__Stored rows__
** start **

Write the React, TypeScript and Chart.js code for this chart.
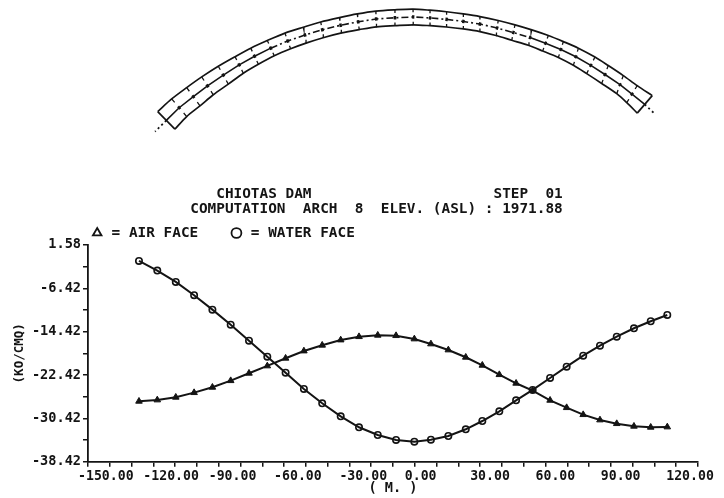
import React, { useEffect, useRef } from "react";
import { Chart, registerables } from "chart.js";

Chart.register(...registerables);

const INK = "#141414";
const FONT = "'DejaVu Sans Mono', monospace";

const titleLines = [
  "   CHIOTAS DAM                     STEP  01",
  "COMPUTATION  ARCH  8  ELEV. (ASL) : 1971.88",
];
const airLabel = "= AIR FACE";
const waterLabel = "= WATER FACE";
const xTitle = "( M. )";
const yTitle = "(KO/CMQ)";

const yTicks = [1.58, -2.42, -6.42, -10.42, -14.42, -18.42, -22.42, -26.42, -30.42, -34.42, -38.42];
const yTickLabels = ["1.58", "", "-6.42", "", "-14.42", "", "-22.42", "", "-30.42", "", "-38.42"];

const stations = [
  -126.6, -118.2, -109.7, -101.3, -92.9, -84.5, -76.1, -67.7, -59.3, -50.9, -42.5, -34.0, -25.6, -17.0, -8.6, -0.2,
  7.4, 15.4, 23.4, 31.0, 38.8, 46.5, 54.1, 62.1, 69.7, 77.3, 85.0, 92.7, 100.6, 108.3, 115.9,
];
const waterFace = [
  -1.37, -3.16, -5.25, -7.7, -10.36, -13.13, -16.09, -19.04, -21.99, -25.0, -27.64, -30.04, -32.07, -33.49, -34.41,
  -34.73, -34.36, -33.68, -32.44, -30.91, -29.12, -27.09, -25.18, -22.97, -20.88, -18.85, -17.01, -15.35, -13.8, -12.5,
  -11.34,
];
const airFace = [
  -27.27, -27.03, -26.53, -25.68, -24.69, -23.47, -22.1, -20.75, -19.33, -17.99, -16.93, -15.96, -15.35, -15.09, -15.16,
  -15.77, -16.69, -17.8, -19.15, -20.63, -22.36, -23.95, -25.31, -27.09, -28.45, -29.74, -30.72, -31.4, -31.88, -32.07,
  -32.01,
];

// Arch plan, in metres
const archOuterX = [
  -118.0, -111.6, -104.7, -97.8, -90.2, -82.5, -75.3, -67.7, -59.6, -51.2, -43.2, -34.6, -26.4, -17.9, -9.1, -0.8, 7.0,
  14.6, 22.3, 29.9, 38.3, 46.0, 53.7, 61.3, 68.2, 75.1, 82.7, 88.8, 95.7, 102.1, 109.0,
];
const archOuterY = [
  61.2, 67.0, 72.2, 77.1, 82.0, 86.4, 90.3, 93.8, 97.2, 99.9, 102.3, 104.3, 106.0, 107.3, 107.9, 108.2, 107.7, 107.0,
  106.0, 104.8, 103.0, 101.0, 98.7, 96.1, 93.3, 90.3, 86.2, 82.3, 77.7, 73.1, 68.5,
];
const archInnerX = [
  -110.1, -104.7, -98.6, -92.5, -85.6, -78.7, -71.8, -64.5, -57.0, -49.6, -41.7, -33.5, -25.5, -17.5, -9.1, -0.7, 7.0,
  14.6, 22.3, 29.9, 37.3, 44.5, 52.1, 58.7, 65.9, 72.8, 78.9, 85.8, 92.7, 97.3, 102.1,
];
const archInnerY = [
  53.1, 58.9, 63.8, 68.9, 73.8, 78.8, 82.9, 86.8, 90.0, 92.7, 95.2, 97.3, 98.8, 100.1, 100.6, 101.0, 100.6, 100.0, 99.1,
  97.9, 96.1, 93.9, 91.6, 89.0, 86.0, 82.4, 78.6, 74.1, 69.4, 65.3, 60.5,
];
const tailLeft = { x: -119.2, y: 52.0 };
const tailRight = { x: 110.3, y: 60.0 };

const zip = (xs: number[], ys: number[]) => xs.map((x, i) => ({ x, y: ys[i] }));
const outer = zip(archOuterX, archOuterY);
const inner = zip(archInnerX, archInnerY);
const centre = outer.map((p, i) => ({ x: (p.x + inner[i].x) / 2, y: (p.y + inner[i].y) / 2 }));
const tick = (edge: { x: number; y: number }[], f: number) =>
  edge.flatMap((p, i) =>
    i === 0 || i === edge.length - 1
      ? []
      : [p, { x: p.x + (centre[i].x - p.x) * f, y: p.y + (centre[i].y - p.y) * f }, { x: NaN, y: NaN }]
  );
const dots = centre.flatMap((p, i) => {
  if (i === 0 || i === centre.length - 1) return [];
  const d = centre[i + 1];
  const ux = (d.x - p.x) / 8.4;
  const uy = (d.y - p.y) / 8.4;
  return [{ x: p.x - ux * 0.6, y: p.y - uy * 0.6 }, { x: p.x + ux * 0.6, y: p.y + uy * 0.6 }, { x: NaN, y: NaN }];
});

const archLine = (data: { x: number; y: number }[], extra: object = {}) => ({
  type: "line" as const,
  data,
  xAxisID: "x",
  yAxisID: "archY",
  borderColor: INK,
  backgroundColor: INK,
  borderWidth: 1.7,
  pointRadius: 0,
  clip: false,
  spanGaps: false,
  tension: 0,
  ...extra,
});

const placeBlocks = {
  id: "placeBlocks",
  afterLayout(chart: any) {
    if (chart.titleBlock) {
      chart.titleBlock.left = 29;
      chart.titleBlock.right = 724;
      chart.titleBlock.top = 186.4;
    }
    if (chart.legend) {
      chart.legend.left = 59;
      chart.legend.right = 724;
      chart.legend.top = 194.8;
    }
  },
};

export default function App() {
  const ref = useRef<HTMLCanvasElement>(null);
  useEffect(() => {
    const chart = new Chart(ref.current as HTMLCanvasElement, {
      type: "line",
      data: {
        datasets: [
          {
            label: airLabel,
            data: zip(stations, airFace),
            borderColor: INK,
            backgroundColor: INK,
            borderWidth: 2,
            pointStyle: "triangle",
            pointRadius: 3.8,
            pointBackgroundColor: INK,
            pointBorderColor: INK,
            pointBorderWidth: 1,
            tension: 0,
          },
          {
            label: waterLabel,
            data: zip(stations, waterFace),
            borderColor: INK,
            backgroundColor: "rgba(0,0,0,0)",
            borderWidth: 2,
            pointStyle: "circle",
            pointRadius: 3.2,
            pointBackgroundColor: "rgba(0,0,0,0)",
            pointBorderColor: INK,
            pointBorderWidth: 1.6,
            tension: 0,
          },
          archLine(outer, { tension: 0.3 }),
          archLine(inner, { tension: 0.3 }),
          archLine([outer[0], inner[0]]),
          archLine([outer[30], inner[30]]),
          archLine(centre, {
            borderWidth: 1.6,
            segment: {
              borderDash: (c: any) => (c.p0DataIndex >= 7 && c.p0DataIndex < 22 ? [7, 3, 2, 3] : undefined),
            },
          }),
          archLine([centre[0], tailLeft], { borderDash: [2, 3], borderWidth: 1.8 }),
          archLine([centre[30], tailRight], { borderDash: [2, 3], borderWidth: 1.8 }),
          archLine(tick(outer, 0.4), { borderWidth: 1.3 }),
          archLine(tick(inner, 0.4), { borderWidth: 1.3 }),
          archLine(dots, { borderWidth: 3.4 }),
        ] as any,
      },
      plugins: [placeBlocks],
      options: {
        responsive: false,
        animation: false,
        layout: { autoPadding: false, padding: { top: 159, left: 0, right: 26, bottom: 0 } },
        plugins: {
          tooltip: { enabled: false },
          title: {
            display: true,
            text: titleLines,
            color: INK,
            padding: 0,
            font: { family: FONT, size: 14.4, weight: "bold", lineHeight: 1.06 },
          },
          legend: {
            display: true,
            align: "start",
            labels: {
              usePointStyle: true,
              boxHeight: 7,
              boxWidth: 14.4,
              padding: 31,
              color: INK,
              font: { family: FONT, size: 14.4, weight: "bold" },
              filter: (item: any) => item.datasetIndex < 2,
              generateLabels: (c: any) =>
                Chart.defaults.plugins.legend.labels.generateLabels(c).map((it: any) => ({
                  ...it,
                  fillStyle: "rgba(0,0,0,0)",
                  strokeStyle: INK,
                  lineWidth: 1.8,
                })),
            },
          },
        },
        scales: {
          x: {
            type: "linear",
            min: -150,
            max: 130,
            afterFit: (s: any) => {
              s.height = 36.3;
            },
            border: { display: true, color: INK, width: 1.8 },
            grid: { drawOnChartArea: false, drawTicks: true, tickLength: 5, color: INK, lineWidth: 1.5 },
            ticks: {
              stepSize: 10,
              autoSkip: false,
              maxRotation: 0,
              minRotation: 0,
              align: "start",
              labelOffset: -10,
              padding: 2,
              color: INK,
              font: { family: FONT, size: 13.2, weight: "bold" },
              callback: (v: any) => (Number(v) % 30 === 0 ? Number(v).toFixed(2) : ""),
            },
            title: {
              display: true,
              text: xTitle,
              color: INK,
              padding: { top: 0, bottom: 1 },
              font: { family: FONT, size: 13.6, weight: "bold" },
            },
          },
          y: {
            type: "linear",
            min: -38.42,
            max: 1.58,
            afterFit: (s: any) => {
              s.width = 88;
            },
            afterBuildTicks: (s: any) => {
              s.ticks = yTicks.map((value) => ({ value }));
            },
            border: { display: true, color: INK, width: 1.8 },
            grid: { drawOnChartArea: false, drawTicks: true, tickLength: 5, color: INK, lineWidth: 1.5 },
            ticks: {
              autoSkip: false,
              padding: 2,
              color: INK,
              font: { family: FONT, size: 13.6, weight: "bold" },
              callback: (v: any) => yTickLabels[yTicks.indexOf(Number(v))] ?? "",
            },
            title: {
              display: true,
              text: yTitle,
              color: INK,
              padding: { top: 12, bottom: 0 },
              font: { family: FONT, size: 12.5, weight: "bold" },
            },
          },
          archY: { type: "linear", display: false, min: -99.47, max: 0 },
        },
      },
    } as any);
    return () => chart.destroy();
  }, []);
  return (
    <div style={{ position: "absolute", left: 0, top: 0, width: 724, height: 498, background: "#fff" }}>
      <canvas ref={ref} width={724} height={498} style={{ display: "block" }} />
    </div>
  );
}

** end **
** start **

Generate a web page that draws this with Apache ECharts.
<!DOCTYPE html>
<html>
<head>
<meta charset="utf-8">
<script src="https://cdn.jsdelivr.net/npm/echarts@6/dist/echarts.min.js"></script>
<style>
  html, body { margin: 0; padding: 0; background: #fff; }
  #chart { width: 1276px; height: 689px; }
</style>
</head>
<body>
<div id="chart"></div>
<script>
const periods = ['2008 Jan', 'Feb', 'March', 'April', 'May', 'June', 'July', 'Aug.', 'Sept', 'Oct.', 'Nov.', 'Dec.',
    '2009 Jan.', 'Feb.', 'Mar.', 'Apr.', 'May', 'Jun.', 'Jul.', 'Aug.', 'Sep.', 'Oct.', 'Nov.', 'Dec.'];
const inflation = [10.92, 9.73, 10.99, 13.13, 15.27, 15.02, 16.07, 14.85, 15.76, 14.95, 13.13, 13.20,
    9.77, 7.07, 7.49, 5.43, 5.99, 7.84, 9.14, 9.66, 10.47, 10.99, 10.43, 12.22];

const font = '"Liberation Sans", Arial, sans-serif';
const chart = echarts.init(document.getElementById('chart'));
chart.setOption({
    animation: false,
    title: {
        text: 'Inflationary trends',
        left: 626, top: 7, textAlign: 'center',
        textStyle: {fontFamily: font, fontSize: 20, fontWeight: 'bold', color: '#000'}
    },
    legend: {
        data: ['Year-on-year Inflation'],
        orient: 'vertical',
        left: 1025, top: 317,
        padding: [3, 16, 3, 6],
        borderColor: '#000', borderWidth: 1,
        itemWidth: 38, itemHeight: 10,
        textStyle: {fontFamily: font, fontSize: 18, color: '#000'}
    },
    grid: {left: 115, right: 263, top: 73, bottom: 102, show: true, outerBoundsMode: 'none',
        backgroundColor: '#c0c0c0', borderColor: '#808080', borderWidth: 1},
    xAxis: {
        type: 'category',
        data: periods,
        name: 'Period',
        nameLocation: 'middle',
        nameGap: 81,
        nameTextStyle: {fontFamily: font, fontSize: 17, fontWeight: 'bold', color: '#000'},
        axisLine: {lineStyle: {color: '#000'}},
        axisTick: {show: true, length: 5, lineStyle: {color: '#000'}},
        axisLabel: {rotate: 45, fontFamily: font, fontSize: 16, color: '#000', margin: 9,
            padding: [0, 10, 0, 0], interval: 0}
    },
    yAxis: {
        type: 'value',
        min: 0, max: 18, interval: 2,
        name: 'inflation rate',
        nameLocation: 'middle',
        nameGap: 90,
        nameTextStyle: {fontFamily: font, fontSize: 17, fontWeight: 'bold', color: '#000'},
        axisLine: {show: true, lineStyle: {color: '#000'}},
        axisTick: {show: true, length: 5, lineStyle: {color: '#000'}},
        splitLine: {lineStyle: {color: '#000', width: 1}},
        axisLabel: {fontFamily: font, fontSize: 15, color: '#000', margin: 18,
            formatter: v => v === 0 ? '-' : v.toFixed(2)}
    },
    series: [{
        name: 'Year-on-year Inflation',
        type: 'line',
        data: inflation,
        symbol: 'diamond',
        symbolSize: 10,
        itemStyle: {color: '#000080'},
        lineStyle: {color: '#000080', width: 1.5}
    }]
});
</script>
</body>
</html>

** end **

__Requirements__
Identify and extract each line of the listing that contains "this".

__The output__
Write the React, TypeScript and Chart.js code for this chart.
Generate a web page that draws this with Apache ECharts.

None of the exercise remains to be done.